Animal predation is a normal business risk ranchers take when they choose to graze their cows on public land. Mr. Jenson’s bill proposes a publically funded insurance program to cover risk of damages to the ranchers unattended livestock.
Mr. Jenson provides no means for funding his bill. So I offer the following method that does not place the burden on taxpayers.
Ranchers are the largest users of public land. I propose placing the financial burden and responsibility for predator loss directly on the rancher, who is the principle land user and economic beneficiary of grazing activity, not the public.
Grazing fees on public land were first set by Congress in 1966, 46 years ago.
In 1966, fees were set at $1.23/AMU. In the last 46 years, the cost for an AMU has risen to $1.35/AMU, about 10 percent. That’s 22 cents per year, a rate far less than inflation.
To replace the $100,000 the public now provides for wolf predation, grazing fees would have to increase 5.4 cents, to $1.44/AMU. A 5.4 cent/AMU increase would cost the ranchers in eastern Oregon $100,000 annually or 0.001 percent of the value of cows they feed on federal and state lands in Oregon.

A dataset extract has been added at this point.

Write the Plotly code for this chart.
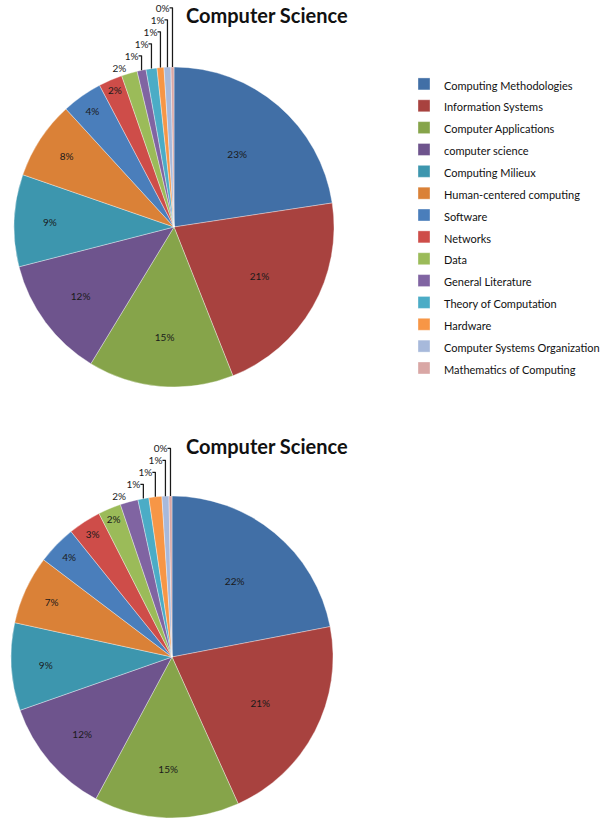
import plotly.graph_objects as go

# ---- data ----
title_text = "Computer Science"

top_labels = ["Computing Methodologies", "Information Systems", "Computer Applications",
              "computer science", "Computing Milieux", "Human-centered computing",
              "Software", "Networks", "Data", "General Literature",
              "Theory of Computation", "Hardware", "Computer Systems Organization",
              "Mathematics of Computing"]
top_values = [22.6, 21.4, 14.7, 12.3, 9.3, 7.9, 4.1, 2.4, 1.6, 0.9, 1.1, 0.7, 0.7, 0.3]

bottom_labels = ["Computing Methodologies", "Information Systems", "Computer Applications",
                 "computer science", "Computing Milieux", "Human-centered computing",
                 "Software", "Data", "Networks", "Computer Systems Organization",
                 "Hardware", "Theory of Computation", "General Literature",
                 "Mathematics of Computing"]
bottom_values = [22.0, 21.3, 14.6, 11.8, 8.8, 6.9, 3.9, 3.3, 2.3, 1.8, 1.1, 1.3, 0.7, 0.3]

# colours by slice position (Excel 2007 style palette)
palette = ["#416FA6", "#A8423F", "#86A44A", "#6E548D", "#3D96AE", "#DA8137",
           "#4A7EBB", "#CE4D49", "#9BBB59", "#8064A2", "#4BACC6", "#F79646",
           "#A7B9DB", "#D9A7A5"]

top_textpos = ["inside"] * 8 + ["outside"] * 6
bottom_textpos = ["inside"] * 9 + ["outside"] * 5

FONT = "Lato"
LEG_SIZE = 14.5   # sets legend row spacing
TXT_SIZE = 11     # visible legend text size


def disp(lbls):
    return [f"<span style='font-size:{TXT_SIZE}px'>{l}</span>" for l in lbls]


fig = go.Figure()

fig.add_trace(go.Pie(
    labels=disp(top_labels), values=top_values, sort=False, direction="clockwise",
    rotation=0, marker=dict(colors=palette, line=dict(color="rgba(255,255,255,0.6)", width=0.6)),
    textposition=top_textpos, texttemplate="%{percent:.0%}",
    insidetextorientation="horizontal",
    textfont=dict(family=FONT, size=10, color="#1a1a1a"),
    domain=dict(x=[14/601, 334/601], y=[1-387/821, 1-67/821]),
    legend="legend", showlegend=True, hoverinfo="label+percent",
))

fig.add_trace(go.Pie(
    labels=disp(bottom_labels), values=bottom_values, sort=False, direction="clockwise",
    rotation=0, marker=dict(colors=palette, line=dict(color="rgba(255,255,255,0.6)", width=0.6)),
    textposition=bottom_textpos, texttemplate="%{percent:.0%}",
    insidetextorientation="horizontal",
    textfont=dict(family=FONT, size=10, color="#1a1a1a"),
    domain=dict(x=[11/601, 333/601], y=[1-818/821, 1-496/821]),
    legend="legend2", showlegend=True, hoverinfo="label+percent",
))

legend_common = dict(font=dict(family=FONT, size=LEG_SIZE, color="#111111"),
                     bgcolor="rgba(0,0,0,0)", xanchor="left", yanchor="top",
                     traceorder="normal")

fig.update_layout(
    width=601, height=821,
    margin=dict(l=0, r=0, t=0, b=0, autoexpand=False),
    paper_bgcolor="white", plot_bgcolor="white",
    font=dict(family=FONT),
    legend=dict(x=404/601, y=1-68/821, **legend_common),
    legend2=dict(x=404/601, y=1-500/821, **legend_common),
    annotations=[
        dict(text=f"<b>{title_text}</b>", x=266.5/601, y=1-15/821, xref="paper", yref="paper",
             showarrow=False, font=dict(family=FONT, size=20, color="#111111"),
             xanchor="center", yanchor="middle"),
        dict(text=f"<b>{title_text}</b>", x=266.5/601, y=1-446/821, xref="paper", yref="paper",
             showarrow=False, font=dict(family=FONT, size=20, color="#111111"),
             xanchor="center", yanchor="middle"),
    ],
)

fig.write_html("out.html")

Additional costs would then be offset by more grazing fee increases.
Last week, I paid $5.49 a pound for hamburger at the supermarket. I remember in 1966, hamburger cost about 29 cents a pound. So hamburger prices have increased 1,793 percent (about 38 percent per year) while federal grazing fees have risen only 10 percent. Fees for every activity on public land have been either created and/or increased significantly in the last 46 years for the general public, so why not for the rancher?

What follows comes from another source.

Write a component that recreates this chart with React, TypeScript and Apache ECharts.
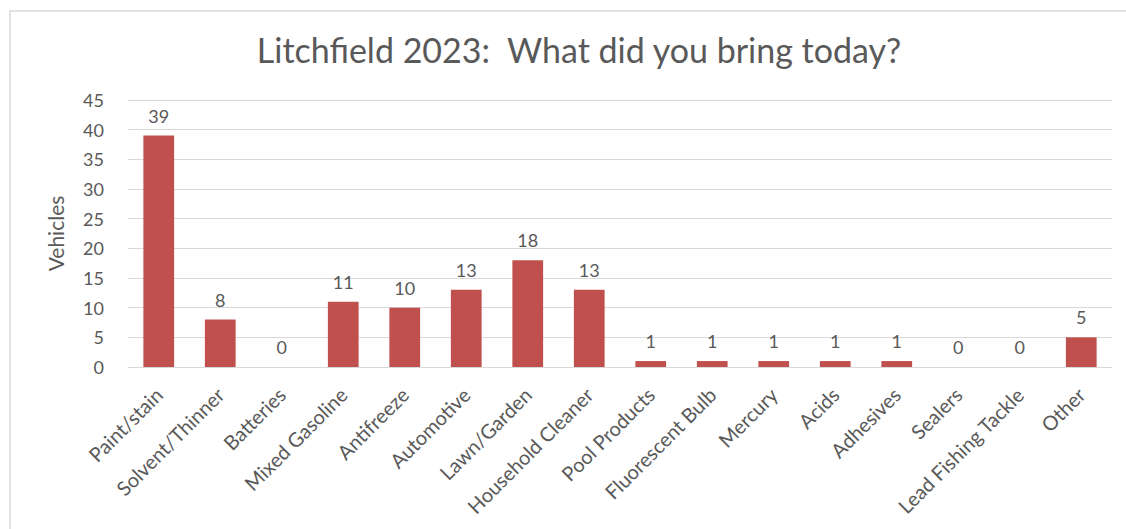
import React, { useEffect, useRef } from "react";
import * as echarts from "echarts";

const categories = [
  "Paint/stain",
  "Solvent/Thinner",
  "Batteries",
  "Mixed Gasoline",
  "Antifreeze",
  "Automotive",
  "Lawn/Garden",
  "Household Cleaner",
  "Pool Products",
  "Fluorescent Bulb",
  "Mercury",
  "Acids",
  "Adhesives",
  "Sealers",
  "Lead Fishing Tackle",
  "Other",
];
const vehicles = [39, 8, 0, 11, 10, 13, 18, 13, 1, 1, 1, 1, 1, 0, 0, 5];
const titleText = "Litchfield 2023:  What did you bring today?";
const yAxisName = "Vehicles";

const FONT = "Lato, 'Open Sans', sans-serif";
const GRAY = "#595959";

export default function App() {
  const ref = useRef<HTMLDivElement>(null);
  useEffect(() => {
    if (!ref.current) return;
    const chart = echarts.init(ref.current, null, { renderer: "svg" });
    chart.setOption({
      animation: false,
      backgroundColor: "#ffffff",
      title: {
        text: titleText,
        left: 574,
        top: 27,
        textAlign: "center",
        textStyle: { fontFamily: FONT, fontSize: 34, fontWeight: "normal", color: GRAY },
      },
      graphic: [
        {
          type: "rect",
          shape: { x: 10, y: 11, width: 1140, height: 540 },
          style: { fill: "none", stroke: "#d9d9d9", lineWidth: 1.5 },
          silent: true,
        },
      ],
      grid: { left: 128, right: 14, top: 100, bottom: 162, containLabel: false },
      xAxis: {
        type: "category",
        data: categories,
        axisLine: { show: true, lineStyle: { color: "#d9d9d9", width: 1 } },
        axisTick: { show: false },
        axisLabel: {
          rotate: 45,
          interval: 0,
          margin: 24,
          fontFamily: FONT,
          fontSize: 20,
          color: GRAY,
        },
      },
      yAxis: {
        type: "value",
        min: 0,
        max: 45,
        interval: 5,
        name: yAxisName,
        nameLocation: "middle",
        nameGap: 62,
        nameRotate: 90,
        nameTextStyle: { fontFamily: FONT, fontSize: 21, color: GRAY },
        axisLine: { show: false },
        axisTick: { show: false },
        axisLabel: { fontFamily: FONT, fontSize: 18, color: GRAY, margin: 24 },
        splitLine: { lineStyle: { color: "#d9d9d9", width: 1 } },
      },
      series: [
        {
          type: "bar",
          data: vehicles,
          barWidth: "50%",
          itemStyle: { color: "#c0504d" },
          label: {
            show: true,
            position: "top",
            distance: 11,
            fontFamily: FONT,
            fontSize: 18,
            color: GRAY,
          },
        },
      ],
    });
    return () => chart.dispose();
  }, []);
  return (
    <div
      ref={ref}
      style={{ position: "fixed", left: 0, top: 0, width: 1126, height: 529 }}
    />
  );
}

For the price of one pound of hamburger at $5.49 a pound, a rancher can feed about four cows or 20 sheep for a month on public land. To me, as a public land user and retired business owner, it seems the rancher occupies a pretty enviable spot now, without any more tax breaks. So “Where’s the beef?”
Mr. Jenson proposes a new tax break at the same time he bemoans the hard work ahead to make cuts to solve our existing $100 million state budget shortfall.
I view Mr. Jenson’s bill as completely irresponsible. It’s a bad idea. It sets up yet another unnecessary, unfunded and costly tax break for the exclusive benefit of ranchers. That’s pure beef barrel politics at its best.
All in a time of unprecedented state budget deficits and tax revenue shortfalls in Oregon. Mr. Jenson and his bill are why I will vote the “no incumbent” ticket this fall.
David N. Whitson lives in La Grande.